§ Work to be completed:
Transcribe the records that follow in their entirety, omitting any pictures.

§ Information shown:
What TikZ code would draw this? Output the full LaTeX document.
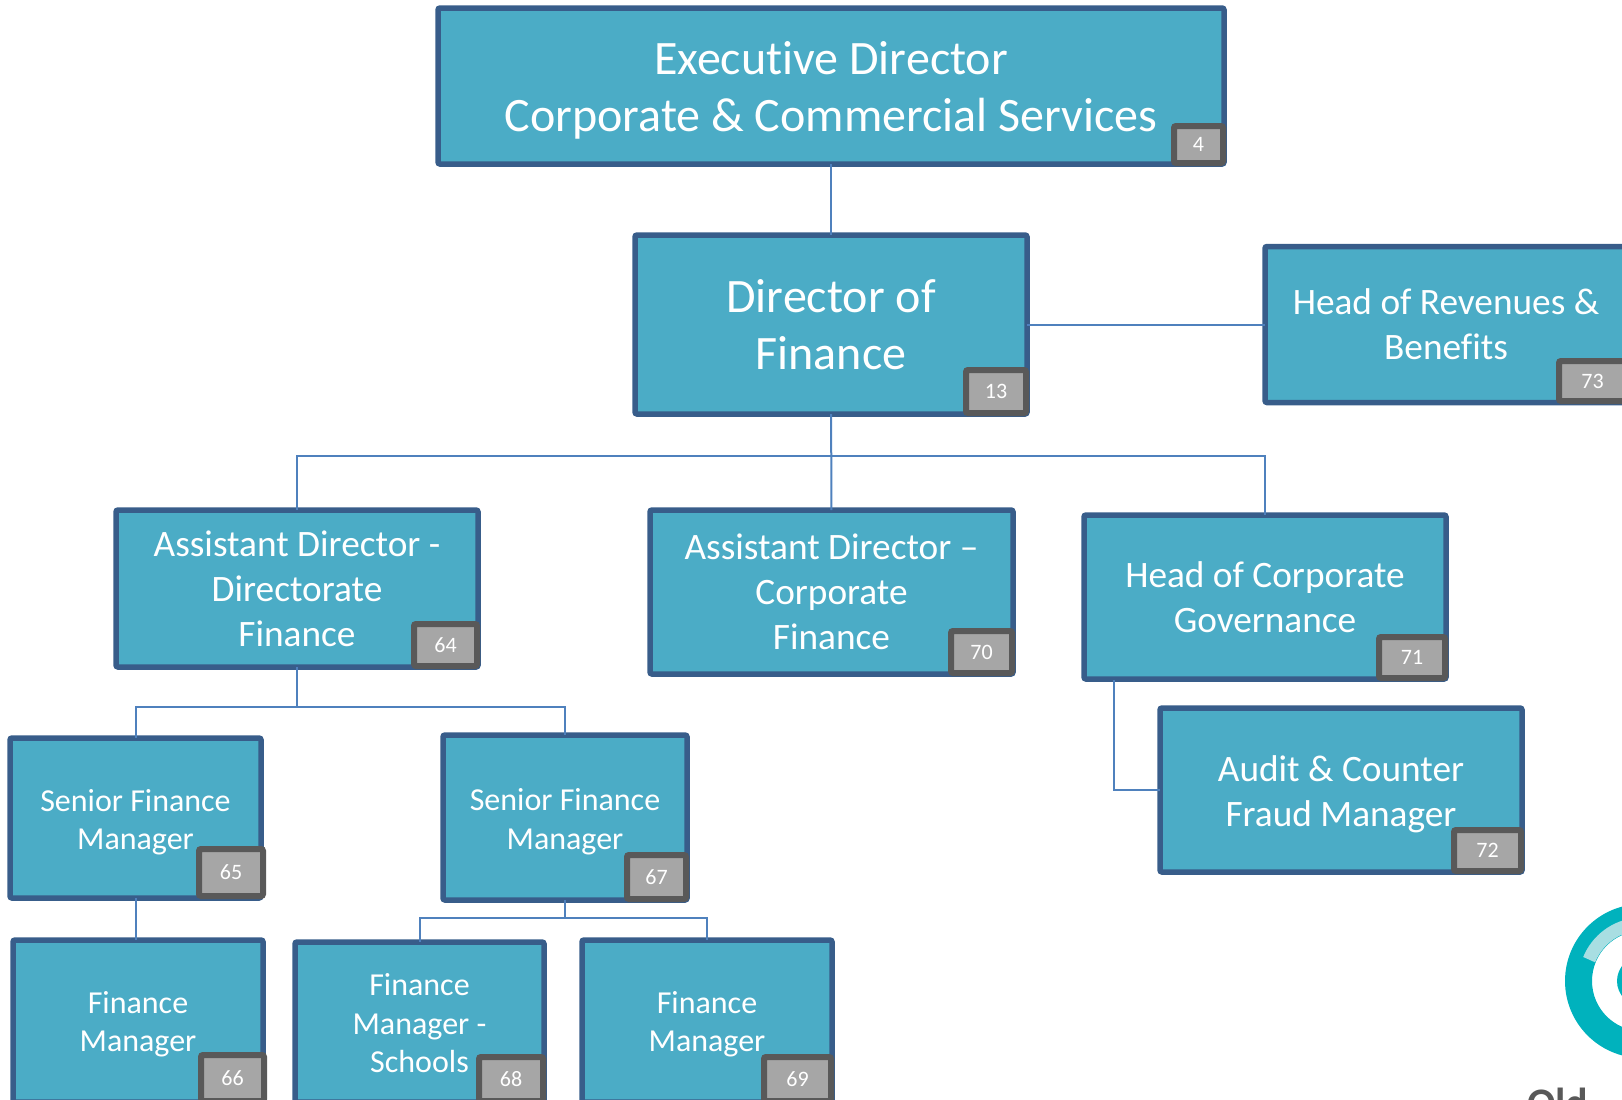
\documentclass[tikz,border=0pt]{standalone}
\usepackage{fontspec}
\setmainfont[Ligatures=NoCommon]{Carlito}
\definecolor{boxfill}{HTML}{4BACC6}
\definecolor{boxline}{HTML}{385D8A}
\definecolor{linkline}{HTML}{4F81BD}
\definecolor{badgefill}{HTML}{A6A6A6}
\definecolor{badgeline}{HTML}{595959}
\definecolor{logoteal}{HTML}{00B2BD}
\definecolor{logopale}{HTML}{A8DEE2}
\newcommand{\droptext}[1]{\rule{0pt}{#1}}
\tikzset{
	orgbox/.style={draw=boxline,fill=boxfill,line width=5.5pt,rounded corners=2pt,inner sep=0pt,outer sep=0pt,text=white,align=center},
	hugetext/.style={font=\fontsize{48}{57}\selectfont},
	bigtext/.style={font=\fontsize{37.3}{45}\selectfont},
	smalltext/.style={font=\fontsize{32}{38.5}\selectfont},
	badge/.style={draw=badgeline,fill=badgefill,line width=6pt,rounded corners=2pt,inner sep=0pt,outer sep=0pt,text=white,font=\fontsize{22}{25}\selectfont},
	link/.style={draw=linkline,line width=2pt}
}
\begin{document}
\begin{tikzpicture}[x=1pt,y=-1pt]
	\useasboundingbox (0,0) rectangle (1622,1100);
	\clip (0,0) rectangle (1622,1100);

	\node [orgbox,hugetext,minimum width=786pt,minimum height=156pt] (exec) at (831,86) {\droptext{41pt}Executive Director\\Corporate \& Commercial Services};
	\node [orgbox,hugetext,minimum width=392pt,minimum height=179pt] (dirfin) at (831,324.5) {Director of\\Finance};
	\node [orgbox,bigtext,minimum width=362pt,minimum height=156pt] (revben) at (1446,324.5) {Head of Revenues \&\\Benefits};

	\node [orgbox,bigtext,minimum width=362pt,minimum height=157pt] (addir) at (297,588.5) {Assistant Director -\\Directorate\\Finance};
	\node [orgbox,bigtext,minimum width=363pt,minimum height=164pt] (adcorp) at (831.5,592) {Assistant Director –\\Corporate\\Finance};
	\node [orgbox,bigtext,minimum width=362pt,minimum height=164pt] (headcg) at (1265,597) {Head of Corporate\\Governance};
	\node [orgbox,bigtext,minimum width=362pt,minimum height=164pt] (audit) at (1341,790) {\droptext{35pt}Audit \& Counter\\Fraud Manager};

	\node [orgbox,smalltext,minimum width=251pt,minimum height=160pt] (sfmone) at (135.5,818) {\droptext{30pt}Senior Finance\\Manager};
	\node [orgbox,smalltext,minimum width=244pt,minimum height=165pt] (sfmtwo) at (565,817.5) {\droptext{30pt}Senior Finance\\Manager};
	\node [orgbox,smalltext,minimum width=250pt,minimum height=162pt] (fmone) at (138,1021) {\droptext{28pt}Finance\\Manager};
	\node [orgbox,smalltext,minimum width=249pt,minimum height=160pt] (fmtwo) at (419.5,1022) {\droptext{25pt}Finance\\Manager -\\Schools};
	\node [orgbox,smalltext,minimum width=250pt,minimum height=162pt] (fmthree) at (707,1021) {\droptext{28pt}Finance\\Manager};

	% badges
	\foreach \num/\x/\y/\w/\h in {4/1198.5/144.5/49/37, 13/996/391.5/60/43, 73/1592.5/381/67/40,
		64/445.5/645/63/42, 70/981.5/652/61/42, 71/1412/657.5/66/41, 72/1487.5/850.5/67/41,
		65/231/872.5/64/47, 67/656.5/877/59/44, 66/232.5/1078/63/46, 68/511/1079/64/44, 69/797.5/1079/67/44}{
		\node [badge,minimum width=\w pt,minimum height=\h pt] (b\num) at (\x,\y) {\num};
	}

	% links
	\coordinate (busmain) at (831,456);
	\coordinate (busdir) at (297,707);
	\coordinate (bussfm) at (565,917.5);
	\coordinate (cgdrop) at (1114,680);

	\draw [link] (exec) -- (dirfin);
	\draw [link] (dirfin) -- (revben);
	\draw [link] (dirfin) -- (adcorp);
	\draw [link] (busmain) -| (addir);
	\draw [link] (busmain) -| (headcg);

	\draw [link] (addir) -- (busdir);
	\draw [link] (busdir) -| (sfmone);
	\draw [link] (busdir) -| (sfmtwo);
	\draw [link] (sfmone.south) -- (sfmone.south |- fmone.north);

	\draw [link] (sfmtwo) -- (bussfm);
	\draw [link] (bussfm) -| (fmtwo);
	\draw [link] (bussfm) -| (fmthree);

	\draw [link] (cgdrop) |- (audit);

	% logo
	\fill [logoteal,even odd rule] (1642,981) circle (77) circle (50) (1642,981) circle (25);
	\draw [logopale,line width=13pt] (1642,981) ++(-158:57) arc (-158:-95:57);
	\node [anchor=north west,inner sep=0pt,text=badgeline,font=\fontsize{42}{50}\bfseries\selectfont] (logotext) at (1527,1088) {Old};
\end{tikzpicture}
\end{document}
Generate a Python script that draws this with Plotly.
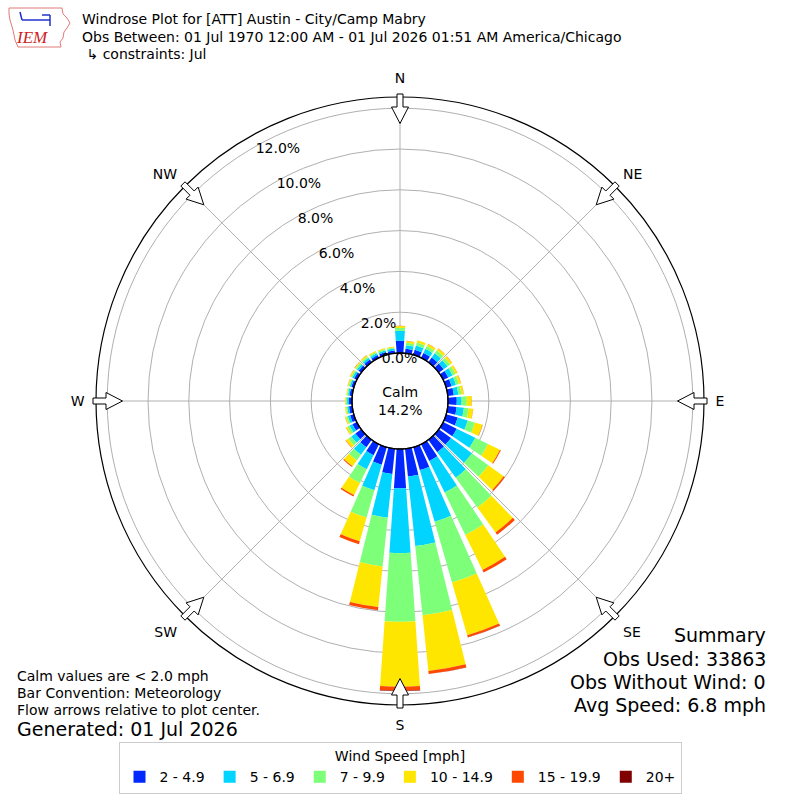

§ Task result:
What TikZ code would draw this? Output the full LaTeX document.
\documentclass[tikz,border=0pt]{standalone}
\usepackage{fontspec}
\setmainfont[Ligatures=NoCommon]{Carlito}
\definecolor{boxfill}{HTML}{4BACC6}
\definecolor{boxline}{HTML}{385D8A}
\definecolor{linkline}{HTML}{4F81BD}
\definecolor{badgefill}{HTML}{A6A6A6}
\definecolor{badgeline}{HTML}{595959}
\definecolor{logoteal}{HTML}{00B2BD}
\definecolor{logopale}{HTML}{A8DEE2}
\newcommand{\droptext}[1]{\rule{0pt}{#1}}
\tikzset{
	orgbox/.style={draw=boxline,fill=boxfill,line width=5.5pt,rounded corners=2pt,inner sep=0pt,outer sep=0pt,text=white,align=center},
	hugetext/.style={font=\fontsize{48}{57}\selectfont},
	bigtext/.style={font=\fontsize{37.3}{45}\selectfont},
	smalltext/.style={font=\fontsize{32}{38.5}\selectfont},
	badge/.style={draw=badgeline,fill=badgefill,line width=6pt,rounded corners=2pt,inner sep=0pt,outer sep=0pt,text=white,font=\fontsize{22}{25}\selectfont},
	link/.style={draw=linkline,line width=2pt}
}
\begin{document}
\begin{tikzpicture}[x=1pt,y=-1pt]
	\useasboundingbox (0,0) rectangle (1622,1100);
	\clip (0,0) rectangle (1622,1100);

	\node [orgbox,hugetext,minimum width=786pt,minimum height=156pt] (exec) at (831,86) {\droptext{41pt}Executive Director\\Corporate \& Commercial Services};
	\node [orgbox,hugetext,minimum width=392pt,minimum height=179pt] (dirfin) at (831,324.5) {Director of\\Finance};
	\node [orgbox,bigtext,minimum width=362pt,minimum height=156pt] (revben) at (1446,324.5) {Head of Revenues \&\\Benefits};

	\node [orgbox,bigtext,minimum width=362pt,minimum height=157pt] (addir) at (297,588.5) {Assistant Director -\\Directorate\\Finance};
	\node [orgbox,bigtext,minimum width=363pt,minimum height=164pt] (adcorp) at (831.5,592) {Assistant Director –\\Corporate\\Finance};
	\node [orgbox,bigtext,minimum width=362pt,minimum height=164pt] (headcg) at (1265,597) {Head of Corporate\\Governance};
	\node [orgbox,bigtext,minimum width=362pt,minimum height=164pt] (audit) at (1341,790) {\droptext{35pt}Audit \& Counter\\Fraud Manager};

	\node [orgbox,smalltext,minimum width=251pt,minimum height=160pt] (sfmone) at (135.5,818) {\droptext{30pt}Senior Finance\\Manager};
	\node [orgbox,smalltext,minimum width=244pt,minimum height=165pt] (sfmtwo) at (565,817.5) {\droptext{30pt}Senior Finance\\Manager};
	\node [orgbox,smalltext,minimum width=250pt,minimum height=162pt] (fmone) at (138,1021) {\droptext{28pt}Finance\\Manager};
	\node [orgbox,smalltext,minimum width=249pt,minimum height=160pt] (fmtwo) at (419.5,1022) {\droptext{25pt}Finance\\Manager -\\Schools};
	\node [orgbox,smalltext,minimum width=250pt,minimum height=162pt] (fmthree) at (707,1021) {\droptext{28pt}Finance\\Manager};

	% badges
	\foreach \num/\x/\y/\w/\h in {4/1198.5/144.5/49/37, 13/996/391.5/60/43, 73/1592.5/381/67/40,
		64/445.5/645/63/42, 70/981.5/652/61/42, 71/1412/657.5/66/41, 72/1487.5/850.5/67/41,
		65/231/872.5/64/47, 67/656.5/877/59/44, 66/232.5/1078/63/46, 68/511/1079/64/44, 69/797.5/1079/67/44}{
		\node [badge,minimum width=\w pt,minimum height=\h pt] (b\num) at (\x,\y) {\num};
	}

	% links
	\coordinate (busmain) at (831,456);
	\coordinate (busdir) at (297,707);
	\coordinate (bussfm) at (565,917.5);
	\coordinate (cgdrop) at (1114,680);

	\draw [link] (exec) -- (dirfin);
	\draw [link] (dirfin) -- (revben);
	\draw [link] (dirfin) -- (adcorp);
	\draw [link] (busmain) -| (addir);
	\draw [link] (busmain) -| (headcg);

	\draw [link] (addir) -- (busdir);
	\draw [link] (busdir) -| (sfmone);
	\draw [link] (busdir) -| (sfmtwo);
	\draw [link] (sfmone.south) -- (sfmone.south |- fmone.north);

	\draw [link] (sfmtwo) -- (bussfm);
	\draw [link] (bussfm) -| (fmtwo);
	\draw [link] (bussfm) -| (fmthree);

	\draw [link] (cgdrop) |- (audit);

	% logo
	\fill [logoteal,even odd rule] (1642,981) circle (77) circle (50) (1642,981) circle (25);
	\draw [logopale,line width=13pt] (1642,981) ++(-158:57) arc (-158:-95:57);
	\node [anchor=north west,inner sep=0pt,text=badgeline,font=\fontsize{42}{50}\bfseries\selectfont] (logotext) at (1527,1088) {Old};
\end{tikzpicture}
\end{document}
Generate a Python script that draws this with Plotly.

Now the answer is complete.